Background: The current management of intracranial dural arteriovenous fistulas (dAVFs) incorporates a multimodal approach involving microneurosurgery, endovascular embolization, and radiosurgery.
Objective: To explore the role of Gamma Knife radiosurgery for dAVFs.
Methods: The series includes patients with dAVFs who had Gamma Knife radiosurgery at the University of Virginia Medical Center between 1989 and 2005 with clinical follow-up through 2008. Medical records were reviewed to obtain clinical history, demographic data, and dosimetry. Radiographic records provided the location and anatomy of the dAVFs. Follow-up angiography was performed 2 to 3 years after treatment, with cure defined as complete obliteration of fistulous flow. Follow-up for clinical symptomology and quality of life was obtained from direct patient and primary physician questionnaires.
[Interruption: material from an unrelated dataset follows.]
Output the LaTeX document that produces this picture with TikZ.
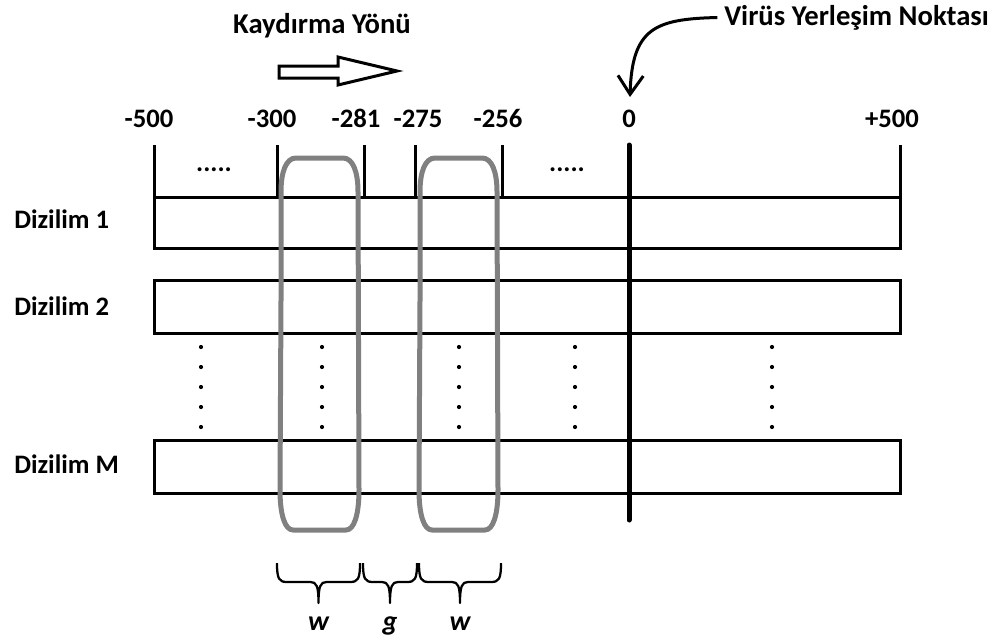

Results: Fifty-five patients underwent Gamma Knife radiosurgery for dAVFs during the study period. Twenty patients (36%) presented with intracranial hemorrhage before radiosurgery. Gamma Knife radiosurgery was preceded by craniotomy for microneurosurgical ablation in 11 patients (20%) or endovascular embolization in 36 patients (65%). Follow-up angiography was performed on 46 patients (83%) with documented obliteration in 30 patients (65%). Patients lost to follow-up were classified as treatment failures, adjusting the range of efficacy from 65% to 54%. Three patients (5%) suffered a posttreatment hemorrhage during the follow-up period, but no new permanent neurological deficits resulted from these events.
Conclusion: Gamma Knife radiosurgery is an effective adjunct therapy for dAVFs with persistence of flow after open neurosurgical resection or endovascular treatment while still maintaining a role in nonaggressive dAVFs not amenable to either surgery or embolization.